Of course we’ve had our other moments, as all relationships do.  You know,  the ones where you really don’t like each other very much.  Working through those frustrations only deepens our commitment to each other.

Years ago, we were fortunate enough to have spent some significant moments with the late Rich Mullins.  If you do not know who he is, he was a gifted poet/songwriter.  He wrote about his deep love for God and of God’s unending passion for each of us!  If you get a chance to catch the movie that was made about his life, go see it!  It is called Ragamuffin.  It shows Rich’s struggles, which only deepens the impact of his love of God that is shown through his music.

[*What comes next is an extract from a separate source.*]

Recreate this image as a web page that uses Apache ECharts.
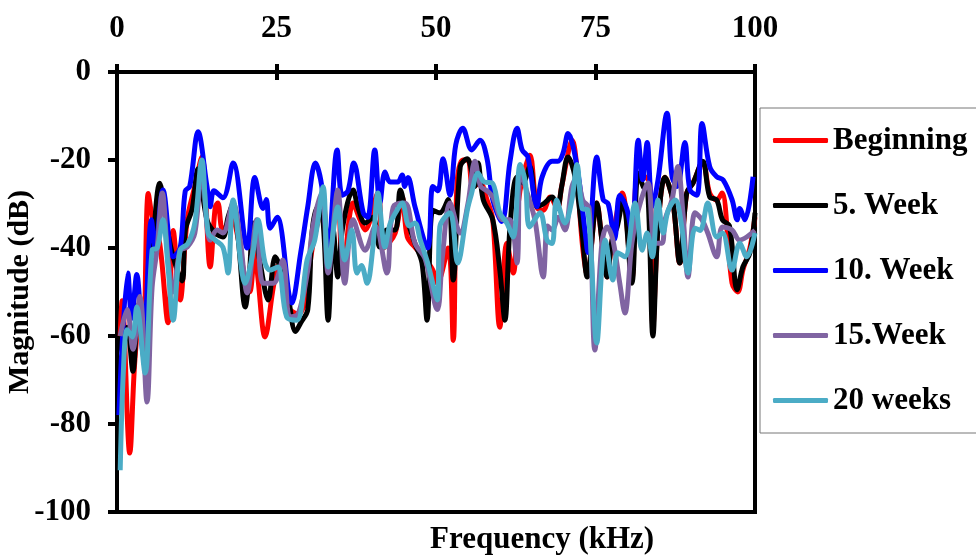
<!DOCTYPE html>
<html>
<head>
<meta charset="utf-8">
<script src="https://cdn.jsdelivr.net/npm/echarts@6/dist/echarts.min.js"></script>
<style>html,body{margin:0;padding:0;background:#fff}#c{width:976px;height:555px}</style>
</head>
<body>
<div id="c"></div>
<script>
const seriesNames = ['Beginning', '5. Week', '10. Week', '15.Week', '20 weeks'];
const seriesColors = ['#FF0000', '#000000', '#0000FF', '#8064A2', '#4BACC6'];
const xTicks = [0, 25, 50, 75, 100];
const yTicks = [0, -20, -40, -60, -80, -100];

const beginning = [[0.5,-60],[0.8,-52],[2.0,-86.6],[2.8,-65.5],[3.6,-55],[4.1,-63.9],[4.9,-27.6],[5.6,-33.6],[6.7,-39],[8.0,-57],[8.8,-36],[9.9,-51.8],[11.0,-33.6],[12.2,-26],[13.3,-19.3],[14.6,-44.3],[15.4,-30.7],[15.8,-29.8],[16.6,-35.9],[18.0,-33.6],[19.0,-38],[20.1,-47.3],[20.8,-50],[21.6,-40.5],[22.1,-47],[23.2,-60.2],[24.5,-48.9],[25.2,-44],[26.8,-53.4],[28.4,-55],[29.5,-52],[30.5,-41],[31.3,-35.2],[32.3,-29.8],[33.1,-43.4],[34.6,-28.4],[35.4,-46],[37.0,-29.8],[38.1,-33.6],[38.9,-35.9],[40.9,-27.5],[41.8,-40],[43.6,-36.6],[44.7,-28.4],[45.5,-37.5],[46.7,-39.8],[48.3,-42.5],[49.5,-45],[50.2,-48],[51.9,-40],[52.7,-61],[53.3,-25.2],[54.2,-20],[55.0,-20],[55.8,-26.1],[56.9,-25.2],[58.0,-29.1],[58.9,-33.6],[60.0,-58],[61.1,-38.9],[62.1,-45.7],[62.9,-29.8],[63.6,-23.9],[64.7,-18.9],[65.8,-30.7],[66.8,-31.4],[67.9,-28.4],[69.0,-31],[69.7,-26],[71.3,-15.5],[73.0,-40],[73.7,-46],[75.2,-29.8],[76.0,-38.2],[76.8,-46.6],[77.6,-38.2],[79.2,-27.5],[80.7,-47],[81.7,-23],[83.5,-25.2],[84.0,-58],[84.8,-35.2],[85.9,-23.9],[87.1,-29.1],[88.2,-43.4],[89.3,-27.5],[90.3,-25.2],[91.8,-20.5],[92.9,-27.5],[94.0,-29.1],[94.8,-27.5],[96.4,-48],[97.3,-50],[98.1,-45],[99.2,-40],[100,-33]];

const week5 = [[0.5,-60],[0.8,-64],[1.6,-58],[2.5,-68],[3.3,-53],[4.4,-67],[5.6,-40.5],[6.7,-25.3],[7.8,-35],[8.8,-42],[10.2,-47.5],[10.7,-36],[11.8,-31],[12.7,-22],[14.1,-33.6],[15.4,-36.6],[16.6,-37.5],[17.4,-33],[18.2,-30],[19.0,-38],[20.1,-53.4],[20.8,-45],[21.3,-34.3],[22.5,-44],[23.7,-51.8],[24.8,-42],[25.5,-44],[26.6,-49],[28.0,-59],[28.8,-57],[29.9,-54],[30.6,-36],[31.5,-30.6],[32.3,-34],[33.1,-56.4],[33.9,-36],[34.6,-46.6],[35.4,-35],[37.0,-26.8],[37.8,-31],[38.9,-34.3],[40.1,-33],[41.2,-39.8],[42.3,-35.9],[43.6,-35.9],[44.4,-26.8],[45.5,-33.6],[46.7,-39],[47.8,-43.4],[48.6,-56.4],[49.5,-31.4],[50.6,-32],[51.9,-29],[52.7,-47.3],[53.8,-21.5],[54.9,-19.7],[56.1,-26],[56.6,-20.7],[57.4,-29],[58.9,-33.6],[60.0,-45],[60.8,-56.4],[61.6,-35.2],[62.7,-23.9],[63.6,-25.2],[64.7,-21.5],[65.8,-30.6],[66.8,-30],[68.2,-28.4],[69.0,-31],[69.7,-26],[70.7,-19.3],[71.8,-23.9],[72.9,-36.6],[73.7,-46.6],[75.2,-29.8],[76.0,-38.2],[76.8,-46.6],[77.6,-38.2],[78.4,-35.2],[79.3,-29.1],[80.7,-48],[81.7,-23],[82.5,-26.1],[83.2,-27.5],[84.0,-60],[84.8,-35.2],[85.9,-23.9],[87.1,-29.1],[88.2,-43.4],[89.3,-27.5],[90.3,-25.2],[91.8,-20.3],[92.9,-28.4],[94.0,-29.1],[94.9,-33.6],[96.0,-35],[97.2,-49.5],[98.1,-44.3],[99.2,-41.1],[100,-32]];

const week10 = [[0.3,-78],[1.7,-45.7],[2.3,-56],[3.1,-46],[4.1,-64],[5.4,-33.6],[6.0,-40],[7.2,-26.8],[8.8,-42],[9.9,-40],[10.7,-27],[11.4,-26],[12.7,-13.6],[14.1,-26],[14.6,-30.6],[15.2,-27],[16.6,-28.6],[18.2,-20.7],[20.4,-40],[21.6,-24],[22.9,-31],[23.4,-29],[24.0,-35.5],[25.1,-33],[27.4,-52.5],[28.8,-41],[29.9,-30.6],[31.1,-20.7],[32.1,-26],[33.1,-40],[34.5,-17.7],[35.3,-28],[36.2,-27],[37.1,-20.7],[38.6,-32],[39.3,-33],[40.4,-17.7],[41.2,-29.8],[42.0,-22.7],[42.8,-25],[44.0,-25],[44.7,-23.4],[45.1,-26],[45.6,-24],[46.7,-30.6],[48.7,-40],[49.5,-26],[50.3,-27],[51.1,-19.7],[52.2,-28],[53.1,-16.5],[54.2,-12.8],[55.6,-17.7],[56.9,-15.5],[58.0,-19.7],[58.9,-29],[60.3,-34],[61.6,-20.3],[62.7,-12.8],[63.5,-17.7],[64.4,-19.3],[65.8,-30.6],[66.6,-24],[68.2,-20.3],[69.1,-20.3],[69.9,-18.5],[70.7,-14],[72.1,-21.5],[73.4,-36.7],[73.8,-41],[75.2,-19.3],[76.2,-29],[77.0,-30],[78.0,-38],[78.8,-28],[79.9,-31],[80.7,-36.7],[81.7,-15.5],[82.4,-24.5],[83.1,-16],[83.9,-30.6],[84.8,-24.5],[86.2,-9.4],[87.0,-23.8],[87.8,-26],[89.0,-16],[89.8,-26.8],[90.9,-28],[91.7,-11.7],[92.9,-21.5],[94.0,-23.8],[95.0,-24.5],[96.4,-29],[97.2,-33.6],[97.6,-31],[98.4,-33.6],[99.7,-23.8]];

const week15 = [[0.5,-60],[1.6,-54],[2.5,-63],[3.6,-51],[4.7,-75],[5.5,-49],[6.3,-40],[7.1,-27.5],[8.0,-42.7],[8.8,-50],[9.9,-40.5],[11.0,-39.8],[12.2,-36.6],[13.3,-22.3],[14.6,-38.2],[15.7,-35.9],[16.6,-36.6],[18.2,-29.8],[19.3,-38],[20.4,-50.2],[21.9,-33.6],[22.9,-48],[24.5,-48],[26.0,-42.7],[27.1,-55.7],[28.4,-55],[29.9,-45],[30.7,-35.2],[32.1,-27.5],[33.1,-45.7],[34.6,-26.8],[35.7,-48],[37.0,-33.6],[38.9,-40.5],[40.5,-35],[42.3,-45.7],[43.3,-30.7],[45.1,-29.8],[46.7,-38.9],[48.3,-42.5],[50.2,-54],[51.0,-42],[52.2,-29.8],[53.8,-36.6],[55.0,-30],[56.1,-20.3],[57.0,-26],[58.0,-27],[58.9,-28.4],[60.5,-33.6],[61.6,-33.6],[62.7,-43.4],[63.2,-21.5],[64.0,-26],[65.5,-33.6],[66.8,-46.6],[67.5,-35],[68.2,-35.9],[69.2,-33],[70.2,-35.9],[71.3,-26.1],[72.1,-23.9],[73.0,-29.1],[74.0,-31],[74.9,-63.2],[76.0,-38.9],[76.8,-35.2],[77.7,-38],[78.8,-48],[79.6,-54.8],[80.7,-38.9],[81.7,-31.4],[83.2,-25.2],[84.3,-38.9],[85.4,-38.9],[85.9,-33.6],[87.0,-29],[87.9,-21.5],[88.7,-32],[89.5,-46.6],[90.6,-32],[91.7,-33.6],[92.6,-36.6],[94.0,-42],[94.9,-35.2],[96.4,-35.9],[97.6,-38.2],[98.7,-37.5],[100,-36]];

const week20 = [[0.5,-90.5],[1.0,-68],[1.6,-58.6],[2.4,-60.2],[3.1,-53.4],[4.4,-68.4],[5.5,-40.5],[6.3,-40],[7.2,-33.6],[8.0,-44.3],[8.8,-56.4],[9.9,-40.5],[11.1,-39],[12.2,-34.3],[13.3,-20],[14.3,-36.6],[15.4,-38.2],[16.6,-39.8],[17.4,-45.7],[18.2,-29.1],[20.1,-48],[21.3,-41.1],[22.1,-33.6],[23.2,-43.4],[24.0,-45],[25.2,-44.3],[26.6,-55.7],[28.2,-56.4],[29.8,-42.7],[31.0,-38.2],[32.3,-26.1],[33.1,-44.3],[34.6,-30.7],[35.7,-42.7],[36.8,-35.9],[37.6,-45.7],[38.3,-44],[39.2,-48],[40.1,-40],[40.9,-27.5],[42.0,-39.8],[42.8,-34.5],[43.9,-31.4],[44.7,-29.8],[45.8,-35],[46.7,-34.3],[47.5,-38],[48.7,-43.4],[50.2,-51.8],[50.6,-35.2],[52.2,-32],[53.4,-43.4],[54.9,-31.4],[55.5,-28],[56.6,-23],[57.6,-25],[58.8,-25.2],[60.0,-32],[61.1,-34.3],[62.1,-37.5],[63.2,-21],[64.0,-25],[64.7,-35.2],[66.3,-32],[67.4,-38.2],[68.2,-39],[68.9,-29.1],[70.2,-34.3],[71.3,-29.1],[72.1,-21],[72.9,-31],[73.8,-31.4],[75.2,-61.6],[76.0,-44.3],[76.5,-38.2],[77.7,-47.3],[78.5,-41.1],[79.6,-42],[81.2,-29.8],[82.3,-40.5],[83.1,-36.6],[83.9,-42],[84.8,-29.1],[85.6,-36.6],[86.4,-31.4],[87.5,-29.1],[88.4,-34],[89.5,-45.7],[90.6,-35.5],[91.4,-36],[92.6,-29.8],[94.0,-37.5],[94.9,-36.6],[96.4,-45],[97.6,-38.9],[98.7,-42],[100,-36.6]];

const allData = [beginning, week5, week10, week15, week20];
const FONT = '"Liberation Serif", "Times New Roman", serif';

const chart = echarts.init(document.getElementById('c'), null, {renderer: 'canvas'});
const axisText = {fontFamily: FONT, fontWeight: 'bold', fontSize: 31, color: '#000'};

chart.setOption({
  animation: false,
  backgroundColor: '#fff',
  title: {
    text: 'Frequency (kHz)',
    left: 430, top: 524, padding: 0,
    textStyle: {fontFamily: FONT, fontWeight: 'bold', fontSize: 31, color: '#000'}
  },
  grid: {left: 117, top: 72, right: 221, bottom: 43, containLabel: false, outerBoundsMode: 'none',
         show: true, borderColor: '#000', borderWidth: 4, backgroundColor: 'transparent'},
  legend: {
    orient: 'vertical',
    left: 760, top: 108,
    padding: [17, 60, 17, 13],
    itemGap: 34,
    itemWidth: 55, itemHeight: 5,
    itemStyle: {borderWidth: 0},
    icon: 'roundRect',
    itemTextGap: 4,
    borderColor: '#777', borderWidth: 1,
    textStyle: {fontFamily: FONT, fontWeight: 'bold', fontSize: 31, color: '#000', lineHeight: 31},
    data: seriesNames
  },
  xAxis: [{
    type: 'value', position: 'top', min: xTicks[0], max: xTicks[xTicks.length - 1], interval: 25,
    axisLine: {show: true, lineStyle: {color: '#000', width: 4}},
    axisTick: {show: true, length: 8, lineStyle: {color: '#000', width: 4}},
    axisLabel: {show: true, margin: 28, ...axisText},
    splitLine: {show: false}
  }, {
    type: 'value', position: 'top', min: xTicks[0], max: xTicks[xTicks.length - 1], interval: 25,
    axisLine: {show: false},
    axisTick: {show: true, inside: true, length: 8, lineStyle: {color: '#000', width: 4}},
    axisLabel: {show: false},
    splitLine: {show: false}
  }],
  yAxis: {
    type: 'value', min: yTicks[yTicks.length - 1], max: yTicks[0], interval: 20,
    name: 'Magnitude (dB)', nameLocation: 'middle', nameGap: 82, nameRotate: 90,
    nameMoveOverlap: false,
    nameTextStyle: {fontFamily: FONT, fontWeight: 'bold', fontSize: 30, color: '#000'},
    axisLine: {show: true, lineStyle: {color: '#000', width: 4}},
    axisTick: {show: true, length: 9, lineStyle: {color: '#000', width: 4}},
    axisLabel: {margin: 26, ...axisText},
    splitLine: {show: false}
  },
  series: seriesNames.map((n, i) => ({
    name: n, type: 'line', xAxisIndex: 0, data: allData[i],
    smooth: 0.35, showSymbol: false, symbol: 'none',
    lineStyle: {color: seriesColors[i], width: 5},
    itemStyle: {color: seriesColors[i]},
    z: 2 + i
  }))
});
</script>
</body>
</html>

Rich was killed in an auto accident in 1997.  David and I remember hearing the news of this dear man that we loved deeply.  His life still brings us joy and his death still brings us to tears, all these years later.

So….back to dirt.

At one of the retreats we were on, with Rich, he challenged us to write down 25 things that reminded us that life is good.  His point was we need to remember to enjoy this life that we have been given.  We often take life way too seriously.  Enjoy both the big things and the small things.

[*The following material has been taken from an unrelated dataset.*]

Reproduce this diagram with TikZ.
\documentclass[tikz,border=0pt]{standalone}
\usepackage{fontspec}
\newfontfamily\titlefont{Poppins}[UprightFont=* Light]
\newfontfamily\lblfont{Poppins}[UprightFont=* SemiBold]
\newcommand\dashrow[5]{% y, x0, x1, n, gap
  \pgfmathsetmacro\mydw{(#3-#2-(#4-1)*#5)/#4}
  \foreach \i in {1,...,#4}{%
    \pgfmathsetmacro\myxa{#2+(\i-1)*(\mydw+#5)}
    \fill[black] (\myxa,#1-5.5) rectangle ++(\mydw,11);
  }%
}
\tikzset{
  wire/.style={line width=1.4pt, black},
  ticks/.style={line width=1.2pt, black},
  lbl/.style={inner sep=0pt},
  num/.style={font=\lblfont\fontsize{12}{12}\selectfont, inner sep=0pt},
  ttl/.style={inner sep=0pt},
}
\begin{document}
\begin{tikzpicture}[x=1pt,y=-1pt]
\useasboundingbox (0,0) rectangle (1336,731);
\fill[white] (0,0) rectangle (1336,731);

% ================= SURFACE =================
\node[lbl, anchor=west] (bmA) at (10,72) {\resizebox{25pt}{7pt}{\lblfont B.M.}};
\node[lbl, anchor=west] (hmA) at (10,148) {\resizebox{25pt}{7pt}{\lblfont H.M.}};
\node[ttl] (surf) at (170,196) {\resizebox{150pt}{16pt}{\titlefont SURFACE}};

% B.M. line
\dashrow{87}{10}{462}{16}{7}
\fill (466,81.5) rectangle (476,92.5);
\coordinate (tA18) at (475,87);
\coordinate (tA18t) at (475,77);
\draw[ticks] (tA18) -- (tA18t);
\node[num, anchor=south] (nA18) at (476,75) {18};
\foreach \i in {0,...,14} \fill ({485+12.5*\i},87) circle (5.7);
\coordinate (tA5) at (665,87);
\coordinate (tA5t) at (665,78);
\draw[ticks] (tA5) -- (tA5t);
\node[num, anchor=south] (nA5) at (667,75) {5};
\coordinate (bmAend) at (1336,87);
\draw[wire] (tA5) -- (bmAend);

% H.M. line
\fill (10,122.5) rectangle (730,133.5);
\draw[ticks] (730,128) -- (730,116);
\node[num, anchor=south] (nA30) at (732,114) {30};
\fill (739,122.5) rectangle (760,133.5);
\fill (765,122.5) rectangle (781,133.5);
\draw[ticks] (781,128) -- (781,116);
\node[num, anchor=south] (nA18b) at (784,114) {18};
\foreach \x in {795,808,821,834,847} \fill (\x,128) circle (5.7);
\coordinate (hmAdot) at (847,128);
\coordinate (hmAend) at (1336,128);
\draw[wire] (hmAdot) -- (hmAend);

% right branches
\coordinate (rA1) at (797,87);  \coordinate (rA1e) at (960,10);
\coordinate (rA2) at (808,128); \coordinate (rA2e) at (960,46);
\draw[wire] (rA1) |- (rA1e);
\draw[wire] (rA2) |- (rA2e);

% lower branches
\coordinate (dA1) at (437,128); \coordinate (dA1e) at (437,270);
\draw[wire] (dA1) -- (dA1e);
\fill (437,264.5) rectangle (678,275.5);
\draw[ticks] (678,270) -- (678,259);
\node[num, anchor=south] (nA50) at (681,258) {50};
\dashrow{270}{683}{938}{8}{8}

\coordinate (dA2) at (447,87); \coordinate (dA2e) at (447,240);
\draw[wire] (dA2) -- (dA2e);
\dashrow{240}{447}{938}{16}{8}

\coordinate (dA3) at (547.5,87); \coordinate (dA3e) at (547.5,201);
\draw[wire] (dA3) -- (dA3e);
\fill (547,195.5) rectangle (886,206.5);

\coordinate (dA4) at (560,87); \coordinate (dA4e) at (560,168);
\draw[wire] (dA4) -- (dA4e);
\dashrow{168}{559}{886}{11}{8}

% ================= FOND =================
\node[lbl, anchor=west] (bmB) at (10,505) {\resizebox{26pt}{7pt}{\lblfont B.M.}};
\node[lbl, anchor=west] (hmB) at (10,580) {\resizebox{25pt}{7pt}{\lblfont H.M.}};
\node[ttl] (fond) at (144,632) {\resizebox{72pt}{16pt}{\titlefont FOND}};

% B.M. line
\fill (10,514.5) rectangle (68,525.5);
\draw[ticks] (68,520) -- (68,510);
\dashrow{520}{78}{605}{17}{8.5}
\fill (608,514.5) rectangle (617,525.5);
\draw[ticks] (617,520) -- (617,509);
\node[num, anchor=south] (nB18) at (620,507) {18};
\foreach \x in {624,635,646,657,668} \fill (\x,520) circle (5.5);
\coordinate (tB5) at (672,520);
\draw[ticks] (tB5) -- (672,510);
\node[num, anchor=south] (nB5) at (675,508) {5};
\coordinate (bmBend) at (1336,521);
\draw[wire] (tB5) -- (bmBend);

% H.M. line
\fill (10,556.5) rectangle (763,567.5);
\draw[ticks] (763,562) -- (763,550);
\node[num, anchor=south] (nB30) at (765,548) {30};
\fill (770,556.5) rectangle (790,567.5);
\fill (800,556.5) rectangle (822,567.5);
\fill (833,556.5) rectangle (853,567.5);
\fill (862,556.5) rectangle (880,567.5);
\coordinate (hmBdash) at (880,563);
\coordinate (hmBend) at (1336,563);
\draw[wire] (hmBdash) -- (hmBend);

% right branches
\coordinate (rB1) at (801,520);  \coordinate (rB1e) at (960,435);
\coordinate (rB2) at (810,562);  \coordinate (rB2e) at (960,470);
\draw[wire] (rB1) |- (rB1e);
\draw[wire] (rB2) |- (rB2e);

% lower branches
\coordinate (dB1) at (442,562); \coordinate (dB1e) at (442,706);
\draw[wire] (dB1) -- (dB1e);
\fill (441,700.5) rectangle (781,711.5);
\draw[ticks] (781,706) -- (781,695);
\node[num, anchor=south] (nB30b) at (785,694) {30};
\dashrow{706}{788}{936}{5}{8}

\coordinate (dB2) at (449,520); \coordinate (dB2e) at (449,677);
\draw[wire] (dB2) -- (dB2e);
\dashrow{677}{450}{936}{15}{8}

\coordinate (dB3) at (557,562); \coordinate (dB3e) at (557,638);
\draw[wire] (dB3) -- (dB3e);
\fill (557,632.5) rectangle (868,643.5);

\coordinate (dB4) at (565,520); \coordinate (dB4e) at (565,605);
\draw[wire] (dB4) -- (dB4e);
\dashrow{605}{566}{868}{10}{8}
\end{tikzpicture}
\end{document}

Well, David and I began to tackle this task.  It was much harder for me than it was for David.  Probably because I over think things.  Nooooo!, you say!  Anyway, we made our lists and came back to share.  I systematically numbered my paper from 1 to 25.  Again, you declare, “Of course you did.”

At the top of my list was David, of course.  What, you ask, was at the top of his list?

Dirt.

Yes, dirt.

I was third.

I don’t care what was second.

The point is.  David was first on my list and I was third on his!

This is a good example of how we think and function.  I am orderly and systematic.  David is much more of a free-thinker than I am.   Which is one of the fun things about our 32 years together.

This cataclysmic event happened in 1995.  After nearly 20 years of having this conversation and the subsequent explanation and after nearly 32 years of marriage, David still says, “I love you more than dirt” my heart still swoons!

**The pic is the song Rich wrote, “Step by Step”.  He wrote it at one of the retreats that we were on with him.  He sold each copy for $1!